The goal is to change our relationship with fear.
The goal is not to remove all pressure.
The goal is to learn how to carry pressure differently.
The goal is not to guarantee success.
The goal is to keep showing up for the things that matter, even when success is uncertain.
This is where psychological flexibility becomes important. Psychological flexibility means being able to notice difficult thoughts and feelings without automatically obeying them. It means being able to make choices based on values, not just based on fear.
For athletes, this might mean racing even when anxiety is present.
For students, it might mean starting the assignment even when self doubt is loud.
For performers, it might mean auditioning even when rejection is possible.
For coaches, it might mean having the difficult conversation, respectfully and directly.
For anyone trying to grow, it might mean feeling the resistance and doing what matters anyway.
Where Are You Taking the Bolt Out of the Boat?
I often think back to that young version of myself sitting at Lake Barrington. I do not judge her harshly. She was scared. She did not have the skills, language, or support to understand what was happening inside her.

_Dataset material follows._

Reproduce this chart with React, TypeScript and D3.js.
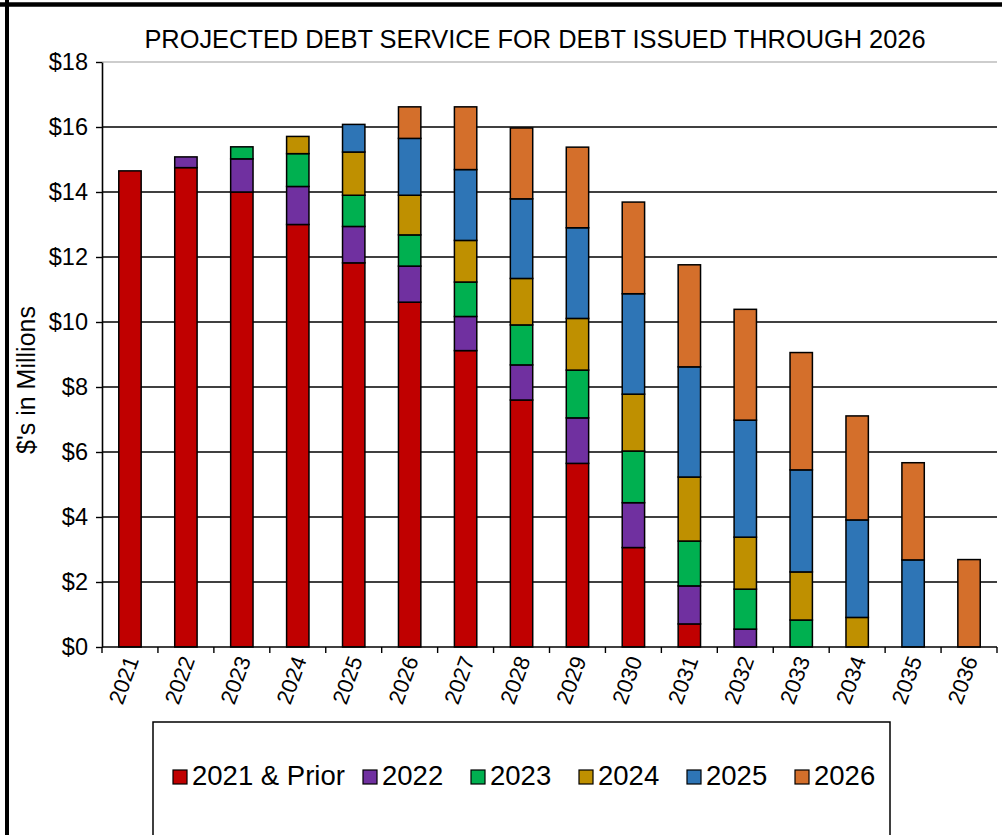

But I also feel sad for her, because she thought the only way out was to create a fault in the boat.
So much of performance psychology is about helping people find a different way.
Not a way to eliminate fear.
A way to carry it.
Not a way to avoid pressure.
A way to relate to it differently.
Not a way to guarantee success.
A way to keep showing up for the things that matter, even when success is uncertain.
So it may be worth asking yourself:
Where am I taking the bolt out of the boat?
Where am I creating reasons not to start?
Where am I choosing short term relief over long term growth?
And what might become possible if I stopped treating discomfort as a stop sign?
Avoidance is human, but not always helpful.
And often, the most important performance shift is not learning how to feel calm.
It is learning how to feel the resistance and do what matters anyway.